The museum’s maps revealed that Phu Wiang National Park, sprawled over a horseshoe-shaped mountain nearby, was among Southeast Asia’s finest dinosaur sites. I cycled to it through quiet rice paddies and forests, rode puzzled circles around a roundabout overrun by wizened dinosaur statues, then took the highway that ran between the arms of the horseshoe. As the national park opened up before me, its forested slopes climbing around me on all sides, I rode beneath a blue sign emblazoned with grazing dinosaurs: Welcome to Phu Wiang National Park. It wasn’t quite as impressive as the entrance to Jurassic Park, but it wasn’t far off.

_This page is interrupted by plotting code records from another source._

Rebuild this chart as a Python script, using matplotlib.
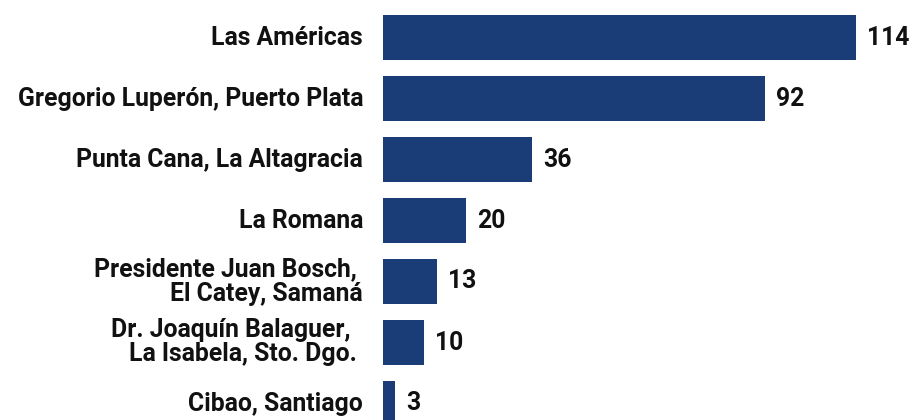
import matplotlib
matplotlib.use("Agg")
import matplotlib.pyplot as plt

categories = [
    "Las Américas",
    "Gregorio Luperón, Puerto Plata",
    "Punta Cana, La Altagracia",
    "La Romana",
    "Presidente Juan Bosch, \nEl Catey, Samaná",
    "Dr. Joaquín Balaguer,  \nLa Isabela, Sto. Dgo. ",
    "Cibao, Santiago",
]
values = [114, 92, 36, 20, 13, 10, 3]

bar_color = "#1a3d77"
text_color = "#111111"

plt.rcParams['font.family'] = ['Roboto', 'DejaVu Sans']

fig = plt.figure(figsize=(9.11, 4.2), dpi=100)
ax = fig.add_axes([0, 0, 1, 1])

px_per_unit = 473 / 114.0
x0 = 383
ax.set_xlim(-x0 / px_per_unit, (911 - x0) / px_per_unit)
ax.set_ylim((420 - 37.5) / 61.0, -37.5 / 61.0)

pos = list(range(len(values)))
ax.barh(pos, values, height=45 / 61.0, color=bar_color)

gap_label = 20 / px_per_unit
gap_val = 11 / px_per_unit
for i, (c, v) in enumerate(zip(categories, values)):
    ax.text(-gap_label, i, c, ha="right", va="center", fontsize=17.8,
            fontweight="bold", color=text_color, linespacing=1.0)
    ax.text(v + gap_val, i, str(v), ha="left", va="center", fontsize=17.8,
            fontweight="bold", color=text_color)

ax.axis("off")
fig.savefig("out.png", dpi=100)
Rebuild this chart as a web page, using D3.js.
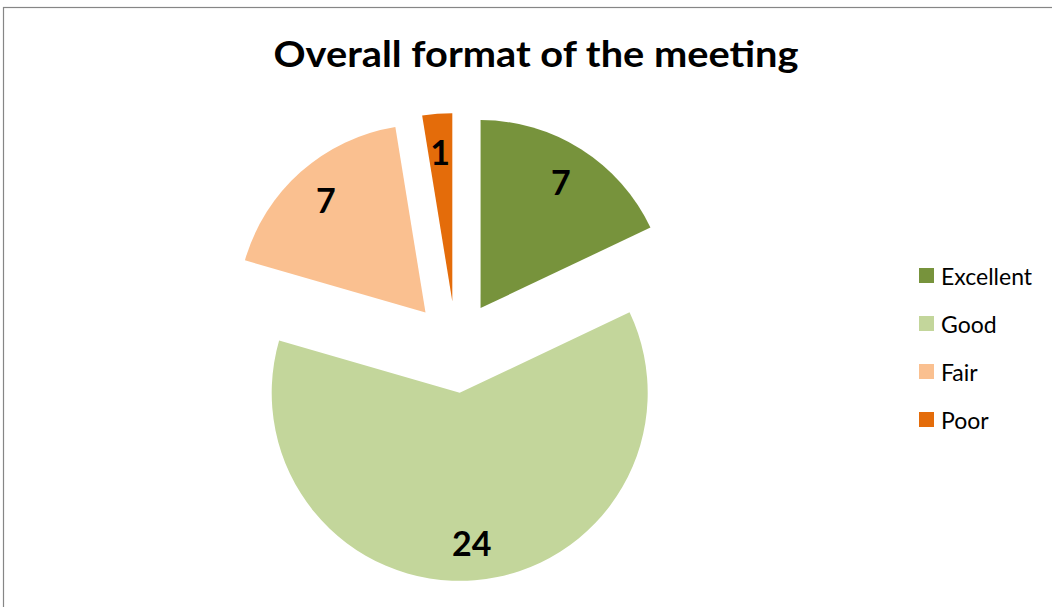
<!DOCTYPE html>
<html><head><meta charset="utf-8">
<script src="https://cdn.jsdelivr.net/npm/d3@7"></script>
<style>body{margin:0;background:#fff;} svg{display:block;}</style>
</head><body>
<svg id="c" width="1052" height="607"></svg>
<script>
const categories = ["Excellent", "Good", "Fair", "Poor"];
const values = [7, 24, 7, 1];
const colors = ["#77933C", "#C3D69B", "#FAC090", "#E46C0A"];
const title = "Overall format of the meeting";

const svg = d3.select("#c");
const font = "Lato, 'Open Sans', sans-serif";
svg.append("rect").attr("x",3.5).attr("y",7.5).attr("width",1200).attr("height",800)
  .attr("fill","#fff").attr("stroke","#868686").attr("stroke-width",1.2);

svg.append("text").attr("x",536).attr("y",67).attr("text-anchor","middle")
  .attr("font-family",font).attr("font-weight","bold").attr("font-size",37)
  .attr("textLength",525).attr("lengthAdjust","spacingAndGlyphs")
  .attr("fill","#000").text(title);

const cx = 456, cy = 347, r = 188, explode = 46;
const pie = d3.pie().sort(null).value(d=>d)(values);
const arc = d3.arc().innerRadius(0).outerRadius(r);
const g = svg.append("g").attr("transform",`translate(${cx},${cy})`);
const slices = g.selectAll("g.s").data(pie).join("g").attr("class","s")
  .attr("transform", d=>{const a=(d.startAngle+d.endAngle)/2; return `translate(${Math.sin(a)*explode},${-Math.cos(a)*explode})`;});
slices.append("path").attr("d",arc).attr("fill",(d,i)=>colors[i]);
slices.append("text").attr("font-family",font).attr("font-weight","bold").attr("font-size",34)
  .attr("text-anchor","middle").attr("dominant-baseline","central")
  .attr("transform",d=>{const a=(d.startAngle+d.endAngle)/2; const k=r*0.8; return `translate(${Math.sin(a)*k},${-Math.cos(a)*k})`;})
  .text(d=>d.data);

const leg = svg.append("g").attr("transform","translate(919,268)");
const items = leg.selectAll("g").data(categories).join("g").attr("transform",(d,i)=>`translate(0,${i*48})`);
items.append("rect").attr("width",15).attr("height",15).attr("fill",(d,i)=>colors[i]);
items.append("text").attr("x",22).attr("y",8).attr("dominant-baseline","central")
  .attr("font-family",font).attr("font-size",23).attr("fill","#000").text(d=>d);
</script>
</body></html>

I’d hoped to hike to a campsite I’d been told about near the summit when one of the Thailand’s infamous tropical storms rolled in, so instead I opted to stay at Chuanchom Resort, an endearing dinosaur-themed motel a few kilometres from the national park entrance. Opposite the entrance to the Phu Wiang Dinosaur Museum, the growls and roars of robot dinosaurs woke me the next morning, and after a breakfast of Som Tam Thai (a papaya salad that’s a regional speciality), I set off into the park.
Thailand’s first dinosaur was discovered at Phu Wiang in 1976, when a geologist searching for uranium uncovered a sauropod – the long-necked family of dinosaurs to which the brontosaurus belongs – in the scorched forest of the Phu Wiang mountains. Excavations revealed the vast extent of dinosaur fossils in the park, including four previously undiscovered species, one an ancestor of the Tyrannosaurus rex. Nine fossils were preserved beneath glass in situ for enterprising hikers to stumble upon. I biked to the first site, tucked beneath undergrowth on the rocky lower slopes, then bumped along a dirt track to the base of a trail leading to the second.
That the trail wasn’t well maintained made the hike even more evocative. At Site 9 – the covered bones of T rex’s ancestor – I turned and realised I was almost at the treeline. A rock pavement took me higher, and I scrambled over rocks to the summit, past a cave containing the bones of the brontosaurus-like sauropod, to Site 1. Looking back down the trail from the park’s most impressive excavation, a Phuwiangosaurus, it wasn’t hard to imagine the excitement of the paleontologists as they uncovered this, the first dinosaur discovered in the park.
Across the valley the forest climbed the other side of the horseshoe mountain, and unfamiliar birds cried around me in sun-baked trees. Back at the base, in Phu Wiang Dinosaur Museum, I trailed groups of Thai schoolchildren around skeletons to reach the lovingly rendered “dinosaur park”. A greenhouse full of animatronic dinosaurs, it felt a world away from the lonely dig at the top of the nearby mountain.
The next day I rode back into the real world. Or so I thought: I headed towards the town of Phu Wiang itself, where the road signs were framed by ornately carved dinosaurs, a petrol station entrance was guarded by a diplodocus, and a brontosaurus waited outside the district hospital.
Unable to resist the charms of Thailand’s tacky dino souvenirs, I’d attached a purple crocheted dinosaur to the back of my bicycle. Phuwiangosaurus may have lived and died in northeastern Thailand, but a memory of it would swing and sway its way to Bangkok with me.
Thai Airways flies from London Heathrow to Udon Thani via Bangkok from £615 return. Phu Wiang park is just over two hours’ drive from there.
Chuanchom Resort (0066 80 450 2502) has doubles from £11, room only.
Entry into Phu Wiang park costs 500 THB (£11.20).
Entry to Nong Bua Lam Phu Fossil Museum costs 50 THB (£1.10).
Entry to Phu Wiang Dinosaur Museum costs 60 THB (£1.30); closed Mondays.